In concept, any non-elastic material wrapped circumferentially around a limb and tightened should be able to generate enough pressure to occlude arterial flow and act as a tourniquet. Although there are numerous tourniquets on the market that aren’t counterfeit (a copy claiming to be an actual named device, like some of the airsoft ‘toy’ tourniquets many have seen) most commercially available tourniquets remain unproven.
Without human volunteer testing, verifying occlusion of arterial flow, how do we know the device actually does what it claims? Multiple factors go into successful tourniquet application: usability by the applier, perceived pain of application to the casualty that might get the applier to place the device looser than necessary, the ability of the device to generate adequate pressure on a given limb, the ability of the device to hold pressure, etc.
It is now commonplace to use a computerized model to test tourniquets. Although testing tourniquets on a computerized model provides repeatability in an experiment (if the device is designed with that in mind) it doesn’t tell us anything about the tourniquet’s actual success rate or efficacy on a human.
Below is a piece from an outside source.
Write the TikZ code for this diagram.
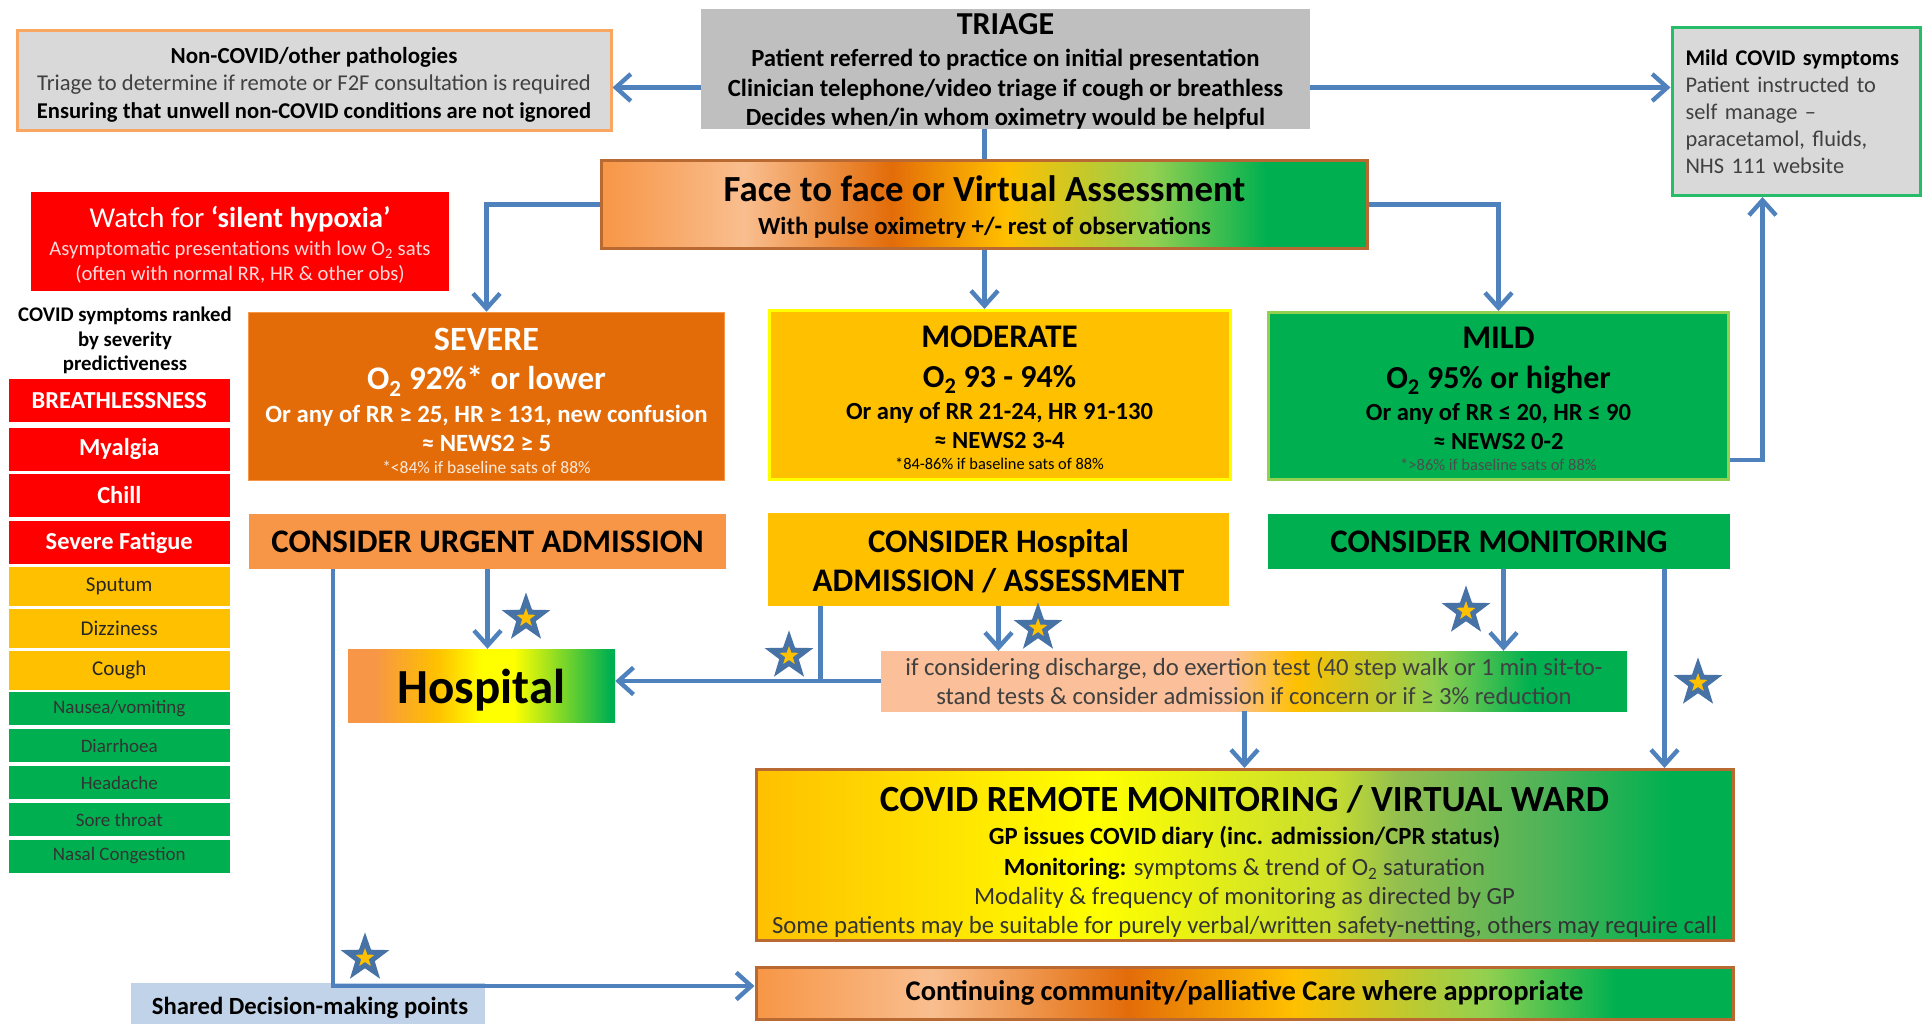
\documentclass[tikz,border=0pt]{standalone}
\usepackage{fontspec}
\setmainfont{Carlito}
\usetikzlibrary{arrows.meta,shapes.geometric}
\definecolor{cOr}{HTML}{F79646}
\definecolor{cLt}{HTML}{F9BE8F}
\definecolor{cDk}{HTML}{E36C09}
\definecolor{cAm}{HTML}{FFC000}
\definecolor{cYe}{HTML}{FFFF00}
\definecolor{cLg}{HTML}{92D050}
\definecolor{cGr}{HTML}{00B050}
\definecolor{cRd}{HTML}{FF0000}
\definecolor{cBl}{HTML}{4F81BD}
\definecolor{cBr}{HTML}{B96A33}
\definecolor{cPe}{HTML}{FBC099}
\definecolor{cM1}{HTML}{C6DC30}
\definecolor{cM2}{HTML}{92BE50}
\definecolor{cM3}{HTML}{4DB358}
\pgfdeclarehorizontalshading{gfa}{100bp}{color(0bp)=(cOr); color(25bp)=(cOr); color(34.3bp)=(cLt); color(43.9bp)=(cDk); color(51.45bp)=(cAm); color(61bp)=(cLg); color(68.35bp)=(cGr); color(100bp)=(cGr)}
\pgfdeclarehorizontalshading{gcont}{100bp}{color(0bp)=(cOr); color(25bp)=(cOr); color(34bp)=(cLt); color(44bp)=(cDk); color(52.5bp)=(cAm); color(62.35bp)=(cLg); color(69bp)=(cGr); color(100bp)=(cGr)}
\pgfdeclarehorizontalshading{ghosp}{100bp}{color(0bp)=(cOr); color(30bp)=(cOr); color(41.5bp)=(cAm); color(50bp)=(cYe); color(56bp)=(cYe); color(74bp)=(cGr); color(100bp)=(cGr)}
\pgfdeclarehorizontalshading{gifc}{100bp}{color(0bp)=(cPe); color(48.5bp)=(cPe); color(52.85bp)=(cAm); color(62bp)=(cLg); color(68.5bp)=(cGr); color(100bp)=(cGr)}
\pgfdeclarehorizontalshading{grem}{100bp}{color(0bp)=(cAm); color(25bp)=(cAm); color(42.5bp)=(cYe); color(54.5bp)=(cM1); color(58bp)=(cM2); color(65.5bp)=(cM3); color(71.75bp)=(cGr); color(100bp)=(cGr)}
\newcommand{\fs}[2]{\fontsize{#1}{#2}\selectfont}
\newcommand{\otwo}{O\textsubscript{2}}
\newcommand{\pad}[1]{\rule{0pt}{#1pt}}
\tikzset{
  box/.style={rectangle,inner sep=0pt,align=center,text=black,execute at begin node={\lineskiplimit=-100pt\relax}},
  wh/.style 2 args={minimum width=#1,minimum height=#2},
  gsh/.style={shade,shading=#1},
  symred/.style={box,fill=cRd,text=white,minimum width=220.5pt,font=\fs{24.4}{24}\bfseries},
  symamb/.style={box,fill=cAm,text=black!85,minimum width=220.5pt,font=\fs{21}{21}},
  symgrn/.style={box,fill=cGr,text=black!80,minimum width=220.5pt,font=\fs{19}{19}},
  arr/.style={draw=cBl,line width=4.4pt,-{Straight Barb[length=15pt,width=27pt,line width=4.4pt]}},
  lin/.style={draw=cBl,line width=4.4pt},
  starmark/.style={star,star points=5,star point ratio=2.5,minimum size=36pt,inner sep=0pt,fill=cAm,draw=cBl!88!black,line width=5pt}
}
\begin{document}
\begin{tikzpicture}[x=1pt,y=-1pt]
\useasboundingbox (0,0) rectangle (1924,1024);
\node[box,wh={594pt}{100pt},fill=black!15,draw=cOr!85,line width=3pt,font=\fs{22.6}{27.5}] (noncov) at (314,80.5) {\pad{24}\fs{23}{27.5}\textbf{Non-COVID/other pathologies}\\ \textcolor{black!75}{Triage to determine if remote or F2F consultation is required}\\ \textbf{Ensuring that unwell non-COVID conditions are not ignored}};
\node[box,wh={609pt}{120pt},fill=black!25,font=\fs{24.7}{29.5}\bfseries] (triage) at (1005.5,69) {\pad{22}\fs{32}{29.5}TRIAGE\\[3pt] Patient referred to practice on initial presentation\\ Clinician telephone/video triage if cough or breathless\\ \smash{Decides when/in whom oximetry would be helpful}};
\node[box,wh={248pt}{168pt},fill=black!15,draw=cGr!85,line width=3pt,align=left,text width=221pt,text=black!75,font=\fs{22.4}{27}] (mildsx) at (1796,111.5) {\textbf{\textcolor{black}{Mild COVID symptoms}}\\ Patient instructed to\\ self manage --\\ paracetamol, fluids,\\ NHS 111 website};
\node[box,wh={766pt}{88pt},gsh=gfa,draw=cBr,line width=3pt,font=\fs{24.7}{33}\bfseries] (f2f) at (984.5,204.5) {\pad{31.5}\fs{36.8}{33}Face to face or Virtual Assessment\\ With pulse oximetry +/- rest of observations};
\node[box,wh={418pt}{99pt},fill=cRd,text=white,font=\fs{20.7}{25}] (watch) at (240,241.5) {\pad{27}\fs{28.8}{25}Watch for \textbf{‘silent hypoxia’}\\[3pt] \textcolor{white!85!cRd}{Asymptomatic presentations with low \otwo{} sats}\\ \textcolor{white!85!cRd}{(often with normal RR, HR \& other obs)}};
\node[box,wh={476pt}{168pt},fill=cDk,draw=cOr,line width=1.5pt,text=white,font=\fs{24.8}{22.6}\bfseries] (severe) at (486.5,396.5) {\pad{32}\fs{34}{22.6}SEVERE\\[16.4pt] \fs{33}{22.6}\otwo{} 92\%* or lower\\[9.8pt] Or any of RR ≥ 25, HR ≥ 131, new confusion\\[6.4pt] ≈ NEWS2 ≥ 5\\ \fs{17.5}{22.6}\mdseries\textcolor{white!85!cDk}{*<84\% if baseline sats of 88\%}};
\node[box,wh={461pt}{169pt},fill=cAm,draw=cYe,line width=3pt,font=\fs{24.6}{20.6}\bfseries] (moderate) at (999.5,395) {\pad{27.3}\fs{33}{20.6}MODERATE\\[19pt] \fs{32}{20.6}\otwo{} 93 - 94\%\\[12.2pt] Or any of RR 21-24, HR 91-130\\[8.4pt] ≈ NEWS2 3-4\\ \fs{16.4}{20.6}\mdseries *84-86\% if baseline sats of 88\%};
\node[box,wh={460pt}{167pt},fill=cGr,draw=cLg,line width=3pt,font=\fs{24.6}{20.6}\bfseries] (mild) at (1498.5,396) {\pad{27.3}\fs{33}{20.6}MILD\\[19pt] \fs{32}{20.6}\otwo{} 95\% or higher\\[12.2pt] Or any of RR ≤ 20, HR ≤ 90\\[8.4pt] ≈ NEWS2 0-2\\ \fs{16.5}{20.6}\mdseries\textcolor{black!70}{*>86\% if baseline sats of 88\%}};
\node[box,font=\fs{20.8}{24.5}\bfseries] (title) at (125,340.5) {COVID symptoms ranked\\ by severity\\ predictiveness};
\node[symred,minimum height=43pt] (s1) at (119.25,400.5) {BREATHLESSNESS};
\node[symred,minimum height=43pt] (s2) at (119.25,449.5) {Myalgia};
\node[symred,minimum height=43pt] (s3) at (119.25,495.5) {Chill};
\node[symred,minimum height=43pt] (s4) at (119.25,542.5) {Severe Fatigue};
\node[symamb,minimum height=39pt] (s5) at (119.25,586.5) {Sputum};
\node[symamb,minimum height=39pt] (s6) at (119.25,628.5) {Dizziness};
\node[symamb,minimum height=39pt] (s7) at (119.25,670.5) {Cough};
\node[symgrn,minimum height=33pt] (s8) at (119.25,708.5) {Nausea/vomiting};
\node[symgrn,minimum height=33pt] (s9) at (119.25,745.5) {Diarrhoea};
\node[symgrn,minimum height=33pt] (s10) at (119.25,782.5) {Headache};
\node[symgrn,minimum height=33pt] (s11) at (119.25,819.5) {Sore throat};
\node[symgrn,minimum height=33pt] (s12) at (119.25,856) {Nasal Congestion};
\node[box,wh={477pt}{55pt},fill=cOr,font=\fs{32.9}{32}\bfseries] (urgent) at (487.5,541.5) {CONSIDER URGENT ADMISSION};
\node[box,wh={461pt}{93pt},fill=cAm,font=\fs{32.9}{39.5}\bfseries] (chosp) at (998.5,559.5) {\pad{26}CONSIDER Hospital\\ ADMISSION / ASSESSMENT};
\node[box,wh={462pt}{55pt},fill=cGr,font=\fs{32.9}{32}\bfseries] (cmon) at (1499,541.5) {CONSIDER MONITORING};
\node[box,wh={267pt}{73pt},gsh=ghosp,font=\fs{49}{49}\bfseries] (hospital) at (481.5,685.5) {\pad{43}Hospital};
\node[box,wh={746pt}{60pt},gsh=gifc,text=black!75,font=\fs{24.7}{29}] (ifc) at (1254,681) {if considering discharge, do exertion test (40 step walk or 1 min sit-to-\\ stand tests \& consider admission if concern or if ≥ 3\% reduction};
\node[box,wh={977pt}{171pt},gsh=grem,draw=cBr,line width=3pt,text=black!80,font=\fs{24.7}{29}] (remote) at (1244.5,855) {\pad{38.7}\fs{36.9}{29}\textcolor{black}{\textbf{COVID REMOTE MONITORING / VIRTUAL WARD}}\\[4.4pt] \textcolor{black}{\textbf{GP issues COVID diary (inc. admission/CPR status)}}\\[2pt] \textcolor{black}{\textbf{Monitoring:}} symptoms \& trend of \otwo{} saturation\\ Modality \& frequency of monitoring as directed by GP\\ Some patients may be suitable for purely verbal/written safety-netting, others may require call};
\node[box,wh={977pt}{52pt},gsh=gcont,draw=cBr,line width=3pt,font=\fs{28.5}{28}\bfseries] (cont) at (1244.5,993) {Continuing community/palliative Care where appropriate};
\node[box,wh={354pt}{41pt},fill=cBl!35!white,font=\fs{24.7}{24}\bfseries] (shared) at (308,1003.5) {\pad{27}\hspace*{4pt}Shared Decision-making points};
\draw[arr] ([yshift=-18.5pt]triage.west) -- ([yshift=-7pt]noncov.east);
\draw[arr] ([yshift=-18.5pt]triage.east) -- ([yshift=24pt]mildsx.west);
\draw[lin] (triage.south -| f2f.north) -- (f2f.north);
\draw[arr] (f2f.west) -| (severe.north);
\draw[arr] (f2f.south) -- (f2f.south |- moderate.north);
\draw[arr] (f2f.east) -| (mild.north);
\draw[arr] ([yshift=-64pt]mild.east) -| ([xshift=-33.5pt]mildsx.south);
\draw[arr] (urgent.south) -- (urgent.south |- hospital.north);
\draw[arr] ([xshift=-154.5pt]urgent.south) |- ([yshift=7pt]cont.west);
\draw[arr] (chosp.south) -- (chosp.south |- ifc.north);
\draw[lin] ([xshift=-178pt]chosp.south) |- (ifc.west);
\draw[arr] (ifc.west) -- (ifc.west -| hospital.east);
\draw[arr] ([xshift=4.5pt]cmon.south) -- ([xshift=4.5pt]cmon.south |- ifc.north);
\draw[arr] ([xshift=165.5pt]cmon.south) -- ([xshift=165.5pt]cmon.south |- remote.north);
\draw[arr] (ifc.south -| remote.north) -- (remote.north);
\node[starmark] (st1) at (526,618) {};
\node[starmark] (st2) at (365,958) {};
\node[starmark] (st3) at (789,656) {};
\node[starmark] (st4) at (1038,628) {};
\node[starmark] (st5) at (1466,611) {};
\node[starmark] (st6) at (1698,683) {};
\end{tikzpicture}
\end{document}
Many manufacturers simply copy existing successful tourniquet designs and change a detail or two to avoid patent infringement. However, unless the new tourniquet is also human tested, how do we know the changes aren’t detrimental to the device’s performance?
One such tourniquet is the Recon Medial tourniquet. In form it appears very similar to a CAT tourniquet but has a thumbhole on the circumferential band and a metal windlass/rod. This device is becoming fairly common. Recently we have seen them placed in commercial active shooter medical bags and in a local high school. Unfortunately, there is no evidence they work. Admittedly, that also means there is no evidence that they don’t. The strongest evidence the manufacturer can provide upon repeated inquiries is that four members of the National Tactical Officers Association (NTOA) have played with the device (but not performed any scientific testing or doppler applications) and liked it. Although NTOA is a great organization for dissemination of information among tactical law enforcement officers and historically very supportive of Tactical Emergency Medical Support for tactical teams, four SWAT officers looking at the device and thinking it seems ok, is not evidence of efficacy.
Be careful where your medical advice comes from. We prefer science over speculation.